At least 85 dental patients have died in Texas since 2010 and the number of similar deaths nationwide is likely much higher, according to a new investigation by The Dallas Morning News.
The newspaper listed several potential risks of bad dental care, including oversedation, inhaling objects, bleeding and facial fires. Other concerns included monitoring and emergency-response failures, accidental or deliberate violence, unsterilized equipment and intoxicated dentists.
Texas is the only state in the nation that both requires dentists to report all deaths that might be treatment-related and produces a detailed accounting of those reports, the paper found. It said that many states refused to release death reports that dentists have submitted, making it impossible to have a complete picture of why patients die and how many cases are related to treatment errors.
But based on the number of deaths in Texas — the second-largest state with about one-twelfth of the U.S. population — the paper projected that up to 1,000 people may have died nationwide of dental-related causes since 2010.
The News' 18-month investigation also found that state agencies charged with protecting the public often fail to take strong action against dangerous dentists.
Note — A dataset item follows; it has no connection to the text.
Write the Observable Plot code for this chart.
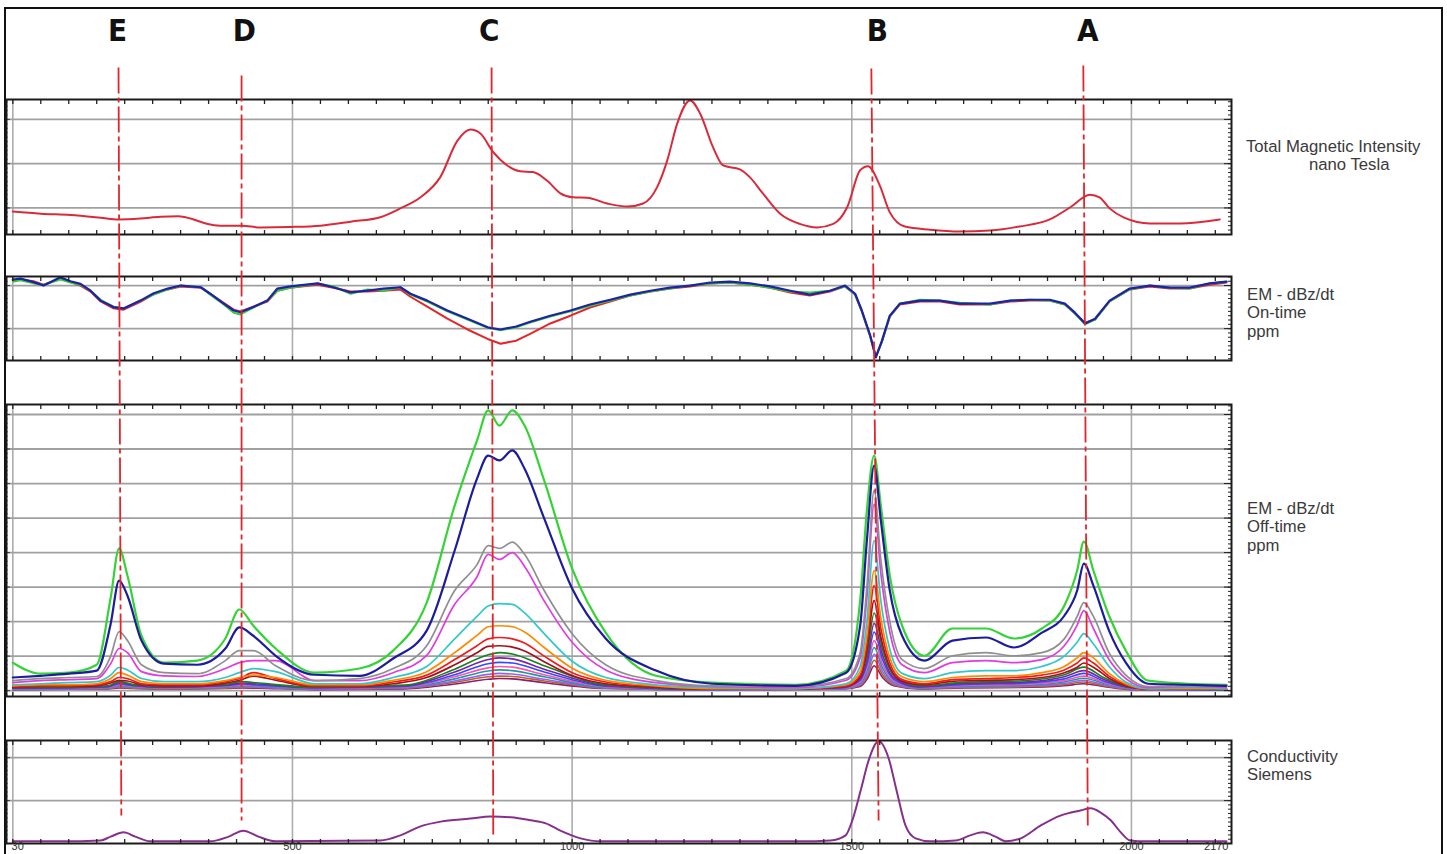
<!DOCTYPE html>
<html><head><meta charset="utf-8">
<script src="https://cdn.jsdelivr.net/npm/d3@7"></script>
<script src="https://cdn.jsdelivr.net/npm/@observablehq/plot@0.6"></script>
<style>
html,body{margin:0;padding:0;background:#fff;overflow:hidden;}
#wrap{position:relative;width:1447px;height:854px;overflow:hidden;background:#fff;}
#border{position:absolute;left:4px;top:7px;width:1439px;height:900px;border:2px solid #111;border-bottom:none;box-sizing:border-box;}
.lbl{position:absolute;font-family:"Liberation Sans",Arial,sans-serif;font-size:16.7px;color:#3a3a3a;line-height:18.4px;white-space:pre;}
svg{position:absolute;left:0;}
</style></head>
<body><div id="wrap"><div id="border"></div></div>
<script>
// ---------------- data ----------------
const xTickLabels = [30, 500, 1000, 1500, 2000, 2170];
const xGridValues = [0, 500, 1000, 1500, 2000];

// Total magnetic intensity (nT)
const tmiFid = [0,50,103,157,189,228,264,296,318,345,371,409,443,496,550,604,657,693,729,764,795,818,836,859,884,907,930,955,979,1002,1027,1063,1099,1127,1152,1170,1188,1211,1229,1252,1270,1300,1318,1341,1372,1407,1438,1467,1492,1515,1529,1550,1568,1595,1640,1693,1747,1800,1854,1890,1926,1943,1961,1987,2033,2087,2158];
const tmiVal = [92,87,84,78,74,76,80,81,76,65,60,60,56,57,60,69,79,99,124,169,252,277,268,226,196,183,181,162,133,124,123,110,103,110,147,207,291,343,313,237,196,187,169,133,87,64,56,64,102,185,194,151,90,58,51,47,49,58,74,101,130,124,99,78,65,65,74];

// EM on-time (ppm)
const onFid = [0,14,37,55,85,103,121,139,157,180,198,228,252,277,300,336,353,377,395,407,430,455,473,496,545,573,604,634,663,693,711,741,777,813,849,872,900,925,961,997,1032,1068,1104,1140,1175,1211,1247,1282,1318,1354,1390,1425,1461,1488,1506,1518,1533,1543,1554,1568,1586,1622,1658,1693,1747,1783,1818,1854,1881,1899,1917,1935,1961,1997,2033,2069,2104,2140,2170];
const onBlue = [14,16,8,0,19,10,4,-12,-35,-50,-53,-35,-18,-7,0,-4,-19,-42,-58,-62,-50,-35,-7,-2,5,-4,-16,-12,-7,-4,-19,-35,-58,-77,-97,-102,-95,-84,-70,-58,-44,-33,-21,-12,-5,0,7,9,5,-2,-12,-21,-12,0,-19,-58,-116,-167,-128,-70,-42,-35,-35,-42,-42,-35,-33,-33,-42,-63,-88,-77,-35,-7,0,-5,-5,5,9];
const onRed = [12,14,10,2,16,8,0,-14,-37,-53,-56,-38,-20,-9,-2,-5,-19,-40,-56,-60,-49,-37,-12,-5,2,-5,-14,-14,-12,-9,-26,-49,-77,-102,-124,-135,-128,-112,-88,-70,-51,-37,-23,-14,-7,-2,5,7,2,-5,-16,-23,-14,-2,-21,-60,-118,-165,-130,-72,-44,-37,-37,-44,-44,-37,-35,-35,-44,-65,-86,-79,-37,-9,-2,-7,-7,2,7];
const onGreen = [9,12,5,2,14,7,2,-12,-33,-49,-53,-35,-21,-9,0,-4,-21,-44,-63,-67,-51,-35,-12,-5,5,-2,-19,-9,-12,-4,-21,-37,-60,-79,-98,-104,-97,-86,-72,-60,-47,-35,-23,-14,-7,0,5,7,2,-5,-14,-16,-12,-2,-21,-60,-118,-165,-130,-72,-42,-33,-35,-40,-44,-35,-33,-35,-44,-65,-90,-79,-37,-9,0,-5,-7,5,9];

// EM off-time (ppm), early channels
const offFid = [0,50,100,150,175,190,205,230,270,330,380,405,430,470,540,620,680,740,790,830,850,870,893,915,950,1000,1060,1150,1250,1400,1490,1515,1527,1540,1552,1568,1590,1630,1680,1740,1790,1840,1880,1903,1915,1932,1960,1990,2030,2100,2170];
const offCh1 = [81,49,52,75,270,412,333,159,81,87,151,235,188,122,52,64,116,255,536,725,812,768,812,768,609,354,168,43,23,17,58,261,522,681,536,333,188,101,180,180,151,180,246,348,432,348,217,116,29,20,17];
const offCh2 = [38,43,49,58,194,319,275,145,78,75,122,183,159,101,46,43,93,174,406,614,681,667,696,643,499,296,151,58,20,14,52,188,435,652,493,290,159,87,145,154,125,168,217,290,368,304,174,81,20,17,14];
const offCh3 = [29,35,38,41,100,171,145,75,52,49,87,116,116,72,29,35,64,130,290,365,420,412,430,395,290,165,75,29,14,12,35,110,300,580,380,200,90,64,101,110,101,110,150,215,255,215,110,45,12,14,12];
const offCh4 = [23,29,32,35,78,122,110,55,43,41,64,81,87,87,29,29,52,102,250,330,395,380,400,360,260,140,60,23,12,9,30,95,270,540,340,170,75,52,81,87,81,90,130,190,232,180,90,35,9,12,9];
const offCh5 = [17,20,23,26,45,67,60,35,26,26,38,52,64,55,20,20,38,70,150,215,245,252,250,225,165,85,38,17,9,6,20,70,200,435,260,120,50,35,52,58,58,70,100,140,165,135,70,25,6,9,6];
const offCh6 = [14,17,17,20,35,52,45,26,20,20,29,38,45,38,17,17,30,55,110,160,185,188,185,170,125,65,30,14,6,6,17,55,160,348,210,95,40,26,38,43,43,52,70,95,110,95,50,20,6,6,6];
const offCh7 = [12,14,14,17,26,38,35,20,17,17,26,35,52,35,14,14,25,45,90,130,150,154,150,138,100,52,25,12,6,5,14,45,135,304,180,80,32,20,32,35,38,45,60,80,95,80,42,17,5,6,5];
const offCh8 = [10,12,12,14,22,30,28,17,14,14,22,30,42,30,12,12,20,38,75,110,128,130,126,115,84,44,20,10,5,4,12,38,115,261,155,68,27,17,27,30,32,38,52,68,80,68,36,14,4,5,4];
// EM off-time (ppm), late channels
const lateFid = [0,100,170,190,215,270,380,410,440,540,700,790,850,870,893,950,1060,1250,1480,1515,1528,1540,1555,1575,1620,1700,1800,1880,1915,1950,2000,2100,2170];
const offCh9  = [9,10,14,26,18,12,18,26,22,10,16,62,104,110,106,72,17,4,10,40,110,225,120,45,14,24,28,46,68,38,10,4,3];
const offCh10 = [8,9,12,23,16,10,16,22,19,9,14,54,90,95,92,62,15,4,9,34,95,195,104,38,12,21,24,40,58,33,9,4,3];
const offCh11 = [7,8,11,20,14,9,14,19,16,8,12,46,78,82,80,54,13,3,8,30,82,170,90,33,10,18,21,34,50,28,8,3,3];
const offCh12 = [6,7,9,17,12,8,12,16,14,7,10,40,66,70,68,46,11,3,7,25,70,145,77,28,9,15,18,29,42,24,7,3,2];
const offCh13 = [5,6,8,15,10,7,10,14,12,6,9,34,57,60,58,40,9,3,6,22,60,125,66,24,8,13,15,25,36,21,6,3,2];
const offCh14 = [5,5,7,12,9,6,9,12,10,5,8,28,47,50,48,33,8,2,5,18,50,105,55,20,7,11,13,21,30,17,5,2,2];
const offCh15 = [4,4,6,10,7,5,7,10,9,4,7,24,40,42,41,28,7,2,5,15,42,88,46,17,6,9,11,17,25,14,4,2,2];
const offCh16 = [3,4,5,8,6,4,6,8,7,3,5,19,33,35,34,23,6,2,4,12,35,72,38,14,5,8,9,14,20,12,3,2,1];

// Conductivity (S)
const condFid = [0,85,157,175,198,219,246,353,386,412,439,470,657,693,729,765,818,854,890,926,953,979,1015,1051,1122,1408,1462,1489,1501,1516,1530,1548,1566,1580,1596,1614,1641,1686,1712,1734,1757,1775,1802,1838,1873,1909,1927,1945,1963,1981,1998,2025,2170];
const condVal = [0.05,0.05,0.07,0.16,0.26,0.16,0.05,0.05,0.16,0.30,0.16,0.05,0.07,0.19,0.40,0.51,0.58,0.63,0.61,0.54,0.47,0.30,0.12,0.05,0.05,0.05,0.07,0.19,0.54,1.24,1.93,2.38,1.98,1.24,0.42,0.12,0.05,0.07,0.19,0.26,0.16,0.05,0.12,0.42,0.65,0.77,0.82,0.72,0.54,0.26,0.07,0.05,0.05];

// Anomaly markers
const markerLabels = ["E","D","C","B","A"];
const markerFidLabel = [187, 414, 852, 1546, 1922];
const markerFidTop = [189, 409, 856, 1535, 1914];
const markerFidBottom = [194, 409, 859, 1548, 1922];

// ---------------- layout ----------------
const wrap = document.getElementById("wrap");
const X_DOMAIN = [30, 2170];
const X_RANGE = [29.1, 1226];
const X_MINOR = d3.range(0, 2151, 50);
const FONT = "Liberation Sans, Arial, sans-serif";
const pts = (xs, ys) => xs.map((x, i) => ({x, y: ys[i]}));
const ln = (xs, ys, stroke, w, curve = "monotone-x") => Plot.line(pts(xs, ys), {x: "x", y: "y", stroke, strokeWidth: w, curve, strokeLinejoin: "round"});

function panel(cfg) {
  const mT = 4, mB = cfg.marginBottom ?? 4;
  const svg = Plot.plot({
    width: 1447, height: mT + cfg.frameH + mB,
    marginLeft: 6, marginRight: 216, marginTop: mT, marginBottom: mB,
    x: {domain: X_DOMAIN, range: X_RANGE, axis: null, label: null},
    y: {domain: cfg.yDomain, axis: null, label: null},
    style: {background: "transparent", overflow: "visible", fontFamily: FONT},
    marks: [
      Plot.gridX(xGridValues, {stroke: "#adadad", strokeOpacity: 1, strokeWidth: 1.6}),
      Plot.gridY(cfg.grid, {stroke: "#a0a0a0", strokeOpacity: 1, strokeWidth: 1.8}),
      ...cfg.marks,
      Plot.axisX(X_MINOR, {anchor: "top", tickSize: 4, dy: 4, fill: "none", stroke: "#222", strokeWidth: 1.3}),
      Plot.axisX(X_MINOR, {anchor: "bottom", tickSize: 4, dy: -4, fill: "none", stroke: "#222", strokeWidth: 1.3}),
      Plot.axisY(cfg.minor, {anchor: "right", tickSize: 4, dx: -4, fill: "none", stroke: "#222"}),
      Plot.axisY(cfg.grid, {anchor: "right", tickSize: 8, dx: -8, fill: "none", stroke: "#222"}),
      Plot.axisY(cfg.minor, {anchor: "left", tickSize: 2, dx: 2, fill: "none", stroke: "#888"}),
      Plot.axisY(cfg.grid, {anchor: "left", tickSize: 4, dx: 4, fill: "none", stroke: "#444"}),
      Plot.frame({stroke: "#1b1b1b", strokeWidth: 2}),
      ...(cfg.after || [])
    ]
  });
  svg.style.top = (cfg.frameTop - mT) + "px";
  wrap.appendChild(svg);
}

// Panel 1: TMI
panel({frameTop: 99, frameH: 135, yDomain: [40, 345], grid: [100, 200, 300],
  minor: d3.range(40, 341, 10),
  marks: [ln(tmiFid, tmiVal, "#d92a3a", 2)]});

// Panel 2: on-time
panel({frameTop: 276, frameH: 84, yDomain: [-174, 21], grid: [-100, 0],
  minor: d3.range(-170, 21, 10),
  marks: [ln(onFid, onRed, "#e3262a", 2, "linear"), ln(onFid, onGreen, "#35cf35", 2, "linear"), ln(onFid, onBlue, "#1d22a6", 2.2, "linear")]});

// Panel 3: off-time
const lateCh = [[offCh16,"#8c1c70"],[offCh15,"#b06a1e"],[offCh14,"#9a5cff"],[offCh13,"#1d9a9a"],[offCh12,"#ff50b0"],[offCh11,"#2c4cff"],[offCh10,"#7d22a8"],[offCh9,"#14821e"]];
const earlyCh = [[offCh8,"#a3121c"],[offCh7,"#f01c1c"],[offCh6,"#ff8a00"],[offCh5,"#30c8c8"],[offCh4,"#e03ce0"],[offCh3,"#8f8f8f"]];
panel({frameTop: 404, frameH: 292, yDomain: [-17, 829], grid: d3.range(0, 801, 100),
  minor: d3.range(-12.5, 826, 12.5),
  marks: [
    ...lateCh.map(([v, c]) => ln(lateFid, v, c, 1.6)),
    ...earlyCh.map(([v, c]) => ln(offFid, v, c, 1.7)),
    ln(offFid, offCh1, "#35d335", 2.2),
    ln(offFid, offCh2, "#1c1c9c", 2.2)
  ]});

// Panel 4: conductivity + bottom labels
const midLabels = xTickLabels.slice(1, -1);
panel({frameTop: 740, frameH: 103, yDomain: [0, 2.4], grid: [1, 2], marginBottom: 14,
  minor: d3.range(0, 2.41, 0.1),
  marks: [ln(condFid, condVal, "#85308a", 2)],
  after: [
    Plot.text(midLabels, {x: d => d, text: d => String(d), frameAnchor: "bottom", dy: 6, fontSize: 11, fill: "#333"}),
    Plot.text([xTickLabels[0]], {x: d => d, text: d => String(d), frameAnchor: "bottom", textAnchor: "start", dx: -18, dy: 6, fontSize: 11, fill: "#333"}),
    Plot.text([xTickLabels[xTickLabels.length - 1]], {x: d => d, text: d => String(d), frameAnchor: "bottom", textAnchor: "end", dx: 2, dy: 6, fontSize: 11, fill: "#333"})
  ]});

// Overlay: anomaly markers and letters
const markers = markerLabels.map((label, i) => ({
  label, fidLabel: markerFidLabel[i], fidTop: markerFidTop[i], fidBottom: markerFidBottom[i],
  yTop: [67, 75, 67, 68, 65][i], yBottom: [815, 820, 835, 820, 825][i]
}));
const overlay = Plot.plot({
  width: 1447, height: 854, marginLeft: 0, marginRight: 0, marginTop: 0, marginBottom: 0,
  x: {domain: X_DOMAIN, range: X_RANGE, axis: null},
  y: {domain: [0, 854], range: [0, 854], axis: null},
  style: {background: "transparent", overflow: "visible"},
  marks: [
    Plot.link(markers, {x1: "fidTop", x2: "fidBottom", y1: "yTop", y2: "yBottom", stroke: "#e3242b", strokeWidth: 1.8, strokeDasharray: "26,4,5,4"}),
    Plot.text(markers, {x: "fidLabel", y: () => 31, text: "label", fontSize: 31, fontWeight: "bold", fill: "#111",
      fontFamily: "Liberation Sans Narrow, DejaVu Sans Condensed, Liberation Sans, sans-serif"})
  ]
});
overlay.style.top = "0px";
overlay.style.pointerEvents = "none";
wrap.appendChild(overlay);

// Right-hand panel titles
const titles = [
  {text: "Total Magnetic Intensity", left: 1246, top: 138},
  {text: "nano Tesla", left: 1309, top: 156},
  {text: "EM - dBz/dt\nOn-time\nppm", left: 1247, top: 286},
  {text: "EM - dBz/dt\nOff-time\nppm", left: 1247, top: 500},
  {text: "Conductivity\nSiemens", left: 1247, top: 748}
];
for (const t of titles) {
  const d = document.createElement("div");
  d.className = "lbl"; d.textContent = t.text;
  d.style.left = t.left + "px"; d.style.top = t.top + "px";
  wrap.appendChild(d);
}
</script></body></html>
Even those who are disciplined can find it easy to keep working with little or no oversight.
In a Dallas case that triggered the newspaper's investigation, an official autopsy report found that a 4-year-old boy suffered a fatal drug overdose while having cavities treated. The dentist's dosage was twice what Texas dental schools approved for sedating preschoolers. His penalty from state regulators was a $3,000 fine, online remedial classes and unsupervised probation.
Dr. Michael Mashni, a past president of the American Society of Dentist Anesthesiologists and a California sedation expert, is an outspoken critic of government secrecy on the issue, the paper said.
"If we cannot identify where the problems or system breakdowns are occurring, how can we as both a profession and consumer agency prevent them?" Mashni wrote in one letter to the Dental Board of California, which he shared with the paper. "To put this bluntly, how many children have to die unnecessarily before any action is taken or trends identified?"
Whatever the number of deaths and injuries, it's a tiny fraction of all dental visits, The News said.
But the death estimate is a big number in terms of public expectation, which is that "someone should not die from going to the dentist," said longtime malpractice insurance official Dr. Lewis Estabrooks.